*** RECORDS SHOWN
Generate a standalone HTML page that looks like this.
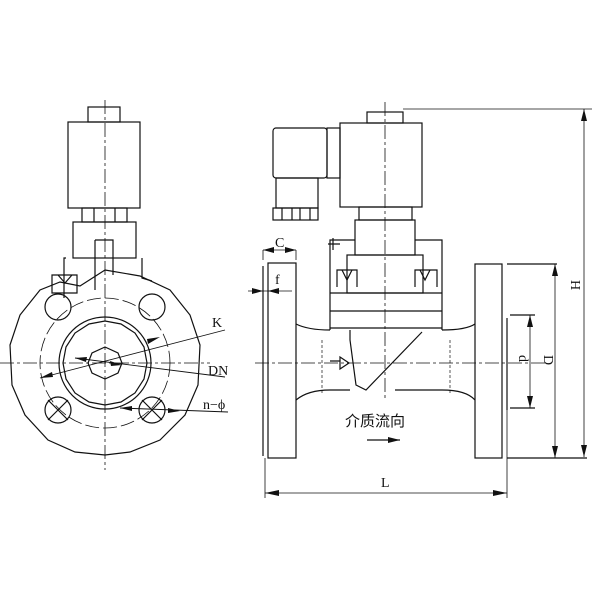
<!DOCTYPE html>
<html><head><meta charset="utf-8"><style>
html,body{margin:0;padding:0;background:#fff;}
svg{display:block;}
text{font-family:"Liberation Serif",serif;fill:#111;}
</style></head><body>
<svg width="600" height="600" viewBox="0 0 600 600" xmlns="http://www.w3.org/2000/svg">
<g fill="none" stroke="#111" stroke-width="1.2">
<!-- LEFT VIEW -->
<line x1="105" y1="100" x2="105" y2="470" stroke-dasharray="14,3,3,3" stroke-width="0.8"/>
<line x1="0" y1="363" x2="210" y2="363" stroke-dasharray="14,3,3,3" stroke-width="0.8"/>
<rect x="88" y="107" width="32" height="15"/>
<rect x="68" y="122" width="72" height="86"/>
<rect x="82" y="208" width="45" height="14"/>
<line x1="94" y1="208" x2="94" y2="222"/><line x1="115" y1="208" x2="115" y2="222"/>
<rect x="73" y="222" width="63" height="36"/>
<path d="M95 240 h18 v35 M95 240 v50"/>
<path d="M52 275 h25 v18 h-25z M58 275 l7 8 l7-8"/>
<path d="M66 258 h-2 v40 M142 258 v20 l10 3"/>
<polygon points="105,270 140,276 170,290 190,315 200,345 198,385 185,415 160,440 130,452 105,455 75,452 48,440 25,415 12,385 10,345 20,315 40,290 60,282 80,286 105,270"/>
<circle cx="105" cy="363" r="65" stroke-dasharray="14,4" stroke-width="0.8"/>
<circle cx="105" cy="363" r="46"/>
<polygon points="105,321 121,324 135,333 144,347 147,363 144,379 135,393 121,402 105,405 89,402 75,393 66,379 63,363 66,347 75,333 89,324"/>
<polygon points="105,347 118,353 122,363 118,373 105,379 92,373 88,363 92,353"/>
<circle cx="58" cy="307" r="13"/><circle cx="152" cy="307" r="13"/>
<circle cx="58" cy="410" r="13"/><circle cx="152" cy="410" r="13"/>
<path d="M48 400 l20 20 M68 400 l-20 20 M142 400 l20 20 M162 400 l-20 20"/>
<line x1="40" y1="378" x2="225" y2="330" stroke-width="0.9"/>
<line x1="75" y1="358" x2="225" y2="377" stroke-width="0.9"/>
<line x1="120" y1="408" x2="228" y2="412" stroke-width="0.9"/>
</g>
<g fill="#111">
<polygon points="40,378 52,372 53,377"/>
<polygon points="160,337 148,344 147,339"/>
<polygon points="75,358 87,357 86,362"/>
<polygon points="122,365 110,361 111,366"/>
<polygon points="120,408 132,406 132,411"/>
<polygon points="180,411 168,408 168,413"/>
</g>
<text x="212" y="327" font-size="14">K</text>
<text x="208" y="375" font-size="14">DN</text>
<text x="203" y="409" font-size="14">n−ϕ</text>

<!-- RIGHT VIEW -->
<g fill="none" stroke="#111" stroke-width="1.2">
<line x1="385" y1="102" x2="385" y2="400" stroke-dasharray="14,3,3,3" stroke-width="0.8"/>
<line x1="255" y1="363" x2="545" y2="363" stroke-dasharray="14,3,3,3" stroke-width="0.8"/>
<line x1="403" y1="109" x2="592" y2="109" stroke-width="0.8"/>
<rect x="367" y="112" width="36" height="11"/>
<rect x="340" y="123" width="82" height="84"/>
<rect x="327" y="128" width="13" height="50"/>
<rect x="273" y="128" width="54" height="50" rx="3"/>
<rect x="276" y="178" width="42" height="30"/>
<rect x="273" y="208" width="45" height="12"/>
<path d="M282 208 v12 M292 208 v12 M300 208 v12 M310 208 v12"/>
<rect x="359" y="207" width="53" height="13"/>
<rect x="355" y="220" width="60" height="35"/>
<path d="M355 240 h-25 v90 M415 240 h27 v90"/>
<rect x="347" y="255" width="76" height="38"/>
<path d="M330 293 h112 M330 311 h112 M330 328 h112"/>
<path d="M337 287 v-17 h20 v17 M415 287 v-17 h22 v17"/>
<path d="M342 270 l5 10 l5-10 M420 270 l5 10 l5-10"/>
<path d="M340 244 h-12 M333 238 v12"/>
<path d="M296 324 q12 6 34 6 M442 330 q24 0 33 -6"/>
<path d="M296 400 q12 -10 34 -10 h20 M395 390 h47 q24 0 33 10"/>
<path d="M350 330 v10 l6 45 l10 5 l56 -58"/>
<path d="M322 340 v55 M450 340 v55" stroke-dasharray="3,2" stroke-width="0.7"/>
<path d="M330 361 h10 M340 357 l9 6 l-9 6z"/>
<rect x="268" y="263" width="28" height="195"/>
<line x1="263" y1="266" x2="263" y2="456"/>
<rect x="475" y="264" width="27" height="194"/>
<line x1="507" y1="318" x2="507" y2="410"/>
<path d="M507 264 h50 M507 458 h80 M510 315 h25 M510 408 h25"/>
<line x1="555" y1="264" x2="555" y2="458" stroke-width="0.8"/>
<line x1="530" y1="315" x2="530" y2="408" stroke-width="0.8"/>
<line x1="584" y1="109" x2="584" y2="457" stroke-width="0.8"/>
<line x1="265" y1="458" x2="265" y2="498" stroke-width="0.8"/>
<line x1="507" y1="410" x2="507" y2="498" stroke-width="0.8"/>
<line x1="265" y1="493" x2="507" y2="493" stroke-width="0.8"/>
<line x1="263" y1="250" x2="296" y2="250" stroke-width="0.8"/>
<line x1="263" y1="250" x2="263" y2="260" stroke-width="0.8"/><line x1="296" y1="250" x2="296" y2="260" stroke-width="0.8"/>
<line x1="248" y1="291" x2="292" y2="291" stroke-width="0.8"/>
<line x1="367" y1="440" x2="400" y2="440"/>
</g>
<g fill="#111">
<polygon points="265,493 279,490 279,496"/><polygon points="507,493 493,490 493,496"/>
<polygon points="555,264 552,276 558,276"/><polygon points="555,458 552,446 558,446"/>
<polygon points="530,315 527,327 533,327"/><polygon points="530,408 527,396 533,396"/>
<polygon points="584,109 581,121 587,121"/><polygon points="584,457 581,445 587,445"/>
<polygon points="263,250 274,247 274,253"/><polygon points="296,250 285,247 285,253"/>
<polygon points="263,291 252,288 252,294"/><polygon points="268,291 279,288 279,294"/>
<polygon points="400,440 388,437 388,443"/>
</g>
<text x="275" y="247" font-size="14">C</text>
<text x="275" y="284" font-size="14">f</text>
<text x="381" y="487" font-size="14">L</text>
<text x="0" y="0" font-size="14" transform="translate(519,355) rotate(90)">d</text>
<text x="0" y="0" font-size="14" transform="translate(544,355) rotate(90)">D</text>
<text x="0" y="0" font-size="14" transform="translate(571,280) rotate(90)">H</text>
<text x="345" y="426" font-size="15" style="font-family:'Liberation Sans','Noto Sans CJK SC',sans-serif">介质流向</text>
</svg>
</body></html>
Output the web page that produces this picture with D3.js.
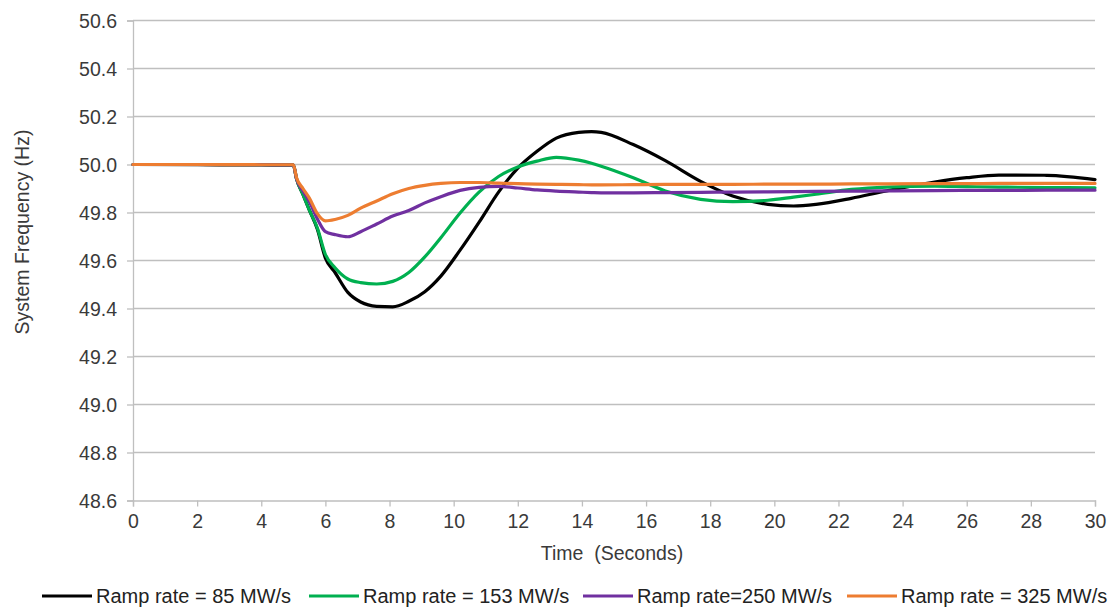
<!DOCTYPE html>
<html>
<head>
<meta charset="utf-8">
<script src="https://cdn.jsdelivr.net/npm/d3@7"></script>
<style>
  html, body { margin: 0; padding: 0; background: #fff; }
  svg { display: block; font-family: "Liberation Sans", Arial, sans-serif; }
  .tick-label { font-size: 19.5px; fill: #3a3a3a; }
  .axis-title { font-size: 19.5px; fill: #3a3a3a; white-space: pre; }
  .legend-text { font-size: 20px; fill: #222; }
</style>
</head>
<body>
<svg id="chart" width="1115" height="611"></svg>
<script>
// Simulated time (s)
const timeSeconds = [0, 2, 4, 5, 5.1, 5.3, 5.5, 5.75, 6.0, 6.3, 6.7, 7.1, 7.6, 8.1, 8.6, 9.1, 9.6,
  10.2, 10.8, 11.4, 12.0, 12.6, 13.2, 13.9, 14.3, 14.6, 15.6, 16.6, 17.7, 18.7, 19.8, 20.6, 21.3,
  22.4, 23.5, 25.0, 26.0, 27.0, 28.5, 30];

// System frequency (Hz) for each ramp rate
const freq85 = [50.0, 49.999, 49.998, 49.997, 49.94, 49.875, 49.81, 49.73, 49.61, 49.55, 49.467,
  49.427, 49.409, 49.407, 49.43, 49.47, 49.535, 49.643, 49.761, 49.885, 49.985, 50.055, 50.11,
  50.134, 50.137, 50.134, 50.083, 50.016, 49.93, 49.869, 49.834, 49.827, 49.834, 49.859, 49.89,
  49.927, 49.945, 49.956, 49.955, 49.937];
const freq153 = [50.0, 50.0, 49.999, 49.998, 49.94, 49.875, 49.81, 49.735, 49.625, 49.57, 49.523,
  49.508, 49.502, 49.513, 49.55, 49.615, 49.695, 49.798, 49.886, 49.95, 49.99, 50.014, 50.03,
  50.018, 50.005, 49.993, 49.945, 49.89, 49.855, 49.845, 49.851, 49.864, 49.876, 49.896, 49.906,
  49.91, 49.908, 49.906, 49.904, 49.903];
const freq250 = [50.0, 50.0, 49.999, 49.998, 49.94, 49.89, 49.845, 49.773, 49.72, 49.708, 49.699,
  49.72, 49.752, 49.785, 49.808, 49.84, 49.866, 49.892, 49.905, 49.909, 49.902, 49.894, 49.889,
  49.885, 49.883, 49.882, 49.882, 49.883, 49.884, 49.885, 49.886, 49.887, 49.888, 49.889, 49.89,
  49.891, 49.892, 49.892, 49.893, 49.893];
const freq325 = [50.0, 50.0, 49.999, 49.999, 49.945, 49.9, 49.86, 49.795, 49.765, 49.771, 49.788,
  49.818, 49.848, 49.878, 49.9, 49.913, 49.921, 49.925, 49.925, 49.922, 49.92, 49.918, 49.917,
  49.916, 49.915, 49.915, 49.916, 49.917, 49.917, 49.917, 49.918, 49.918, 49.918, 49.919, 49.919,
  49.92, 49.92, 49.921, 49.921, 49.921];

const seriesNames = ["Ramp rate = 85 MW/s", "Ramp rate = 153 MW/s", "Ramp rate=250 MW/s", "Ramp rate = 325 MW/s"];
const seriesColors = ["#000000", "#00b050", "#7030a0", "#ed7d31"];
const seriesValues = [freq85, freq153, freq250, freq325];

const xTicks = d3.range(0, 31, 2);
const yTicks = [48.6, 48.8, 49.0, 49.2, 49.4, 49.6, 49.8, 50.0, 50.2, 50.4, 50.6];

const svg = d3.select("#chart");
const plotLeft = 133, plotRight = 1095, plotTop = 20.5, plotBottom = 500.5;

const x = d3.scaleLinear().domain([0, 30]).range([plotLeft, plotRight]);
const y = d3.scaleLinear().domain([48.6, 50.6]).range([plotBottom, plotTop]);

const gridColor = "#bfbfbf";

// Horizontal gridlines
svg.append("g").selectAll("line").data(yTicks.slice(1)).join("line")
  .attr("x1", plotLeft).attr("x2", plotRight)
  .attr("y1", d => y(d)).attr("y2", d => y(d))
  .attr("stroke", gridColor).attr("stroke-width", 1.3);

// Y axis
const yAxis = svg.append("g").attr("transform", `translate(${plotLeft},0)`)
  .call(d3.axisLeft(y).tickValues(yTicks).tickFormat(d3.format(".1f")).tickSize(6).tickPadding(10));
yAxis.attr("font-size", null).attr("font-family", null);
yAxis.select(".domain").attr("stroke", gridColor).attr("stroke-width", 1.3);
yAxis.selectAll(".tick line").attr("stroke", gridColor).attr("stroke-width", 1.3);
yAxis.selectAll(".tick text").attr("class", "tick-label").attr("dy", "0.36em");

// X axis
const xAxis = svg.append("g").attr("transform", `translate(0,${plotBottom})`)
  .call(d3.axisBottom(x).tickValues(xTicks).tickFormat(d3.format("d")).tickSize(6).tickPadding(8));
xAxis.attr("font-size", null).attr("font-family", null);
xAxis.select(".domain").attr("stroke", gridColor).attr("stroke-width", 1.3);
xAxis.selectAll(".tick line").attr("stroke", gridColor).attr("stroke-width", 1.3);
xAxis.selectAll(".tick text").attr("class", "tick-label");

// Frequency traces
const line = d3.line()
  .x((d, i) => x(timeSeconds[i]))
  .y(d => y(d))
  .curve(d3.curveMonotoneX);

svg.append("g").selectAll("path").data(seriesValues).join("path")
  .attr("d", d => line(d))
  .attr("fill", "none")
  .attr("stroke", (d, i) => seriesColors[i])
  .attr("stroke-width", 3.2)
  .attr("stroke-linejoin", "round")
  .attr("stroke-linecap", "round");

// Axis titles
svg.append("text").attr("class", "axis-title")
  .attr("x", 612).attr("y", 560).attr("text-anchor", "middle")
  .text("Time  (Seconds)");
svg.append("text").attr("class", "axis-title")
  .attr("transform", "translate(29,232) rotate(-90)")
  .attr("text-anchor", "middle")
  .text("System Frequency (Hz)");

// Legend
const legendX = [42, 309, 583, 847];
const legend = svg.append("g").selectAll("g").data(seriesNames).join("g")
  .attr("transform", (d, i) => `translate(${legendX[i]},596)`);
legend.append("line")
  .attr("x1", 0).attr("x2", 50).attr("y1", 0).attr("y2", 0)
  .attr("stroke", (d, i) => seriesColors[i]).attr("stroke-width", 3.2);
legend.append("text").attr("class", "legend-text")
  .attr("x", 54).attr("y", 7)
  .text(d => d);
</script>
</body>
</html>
******
### [PROBLEM DESCRIPTION]
Give back exactly the lines from the one containing "Output the web" to the one containing "22.4, 23.5, 25.0, 26.0, 27.0, 28.5, 30];", both included, and no pictures.

### [TASK SOLUTION]
Output the web page that produces this picture with D3.js.
<!DOCTYPE html>
<html>
<head>
<meta charset="utf-8">
<script src="https://cdn.jsdelivr.net/npm/d3@7"></script>
<style>
  html, body { margin: 0; padding: 0; background: #fff; }
  svg { display: block; font-family: "Liberation Sans", Arial, sans-serif; }
  .tick-label { font-size: 19.5px; fill: #3a3a3a; }
  .axis-title { font-size: 19.5px; fill: #3a3a3a; white-space: pre; }
  .legend-text { font-size: 20px; fill: #222; }
</style>
</head>
<body>
<svg id="chart" width="1115" height="611"></svg>
<script>
// Simulated time (s)
const timeSeconds = [0, 2, 4, 5, 5.1, 5.3, 5.5, 5.75, 6.0, 6.3, 6.7, 7.1, 7.6, 8.1, 8.6, 9.1, 9.6,
  10.2, 10.8, 11.4, 12.0, 12.6, 13.2, 13.9, 14.3, 14.6, 15.6, 16.6, 17.7, 18.7, 19.8, 20.6, 21.3,
  22.4, 23.5, 25.0, 26.0, 27.0, 28.5, 30];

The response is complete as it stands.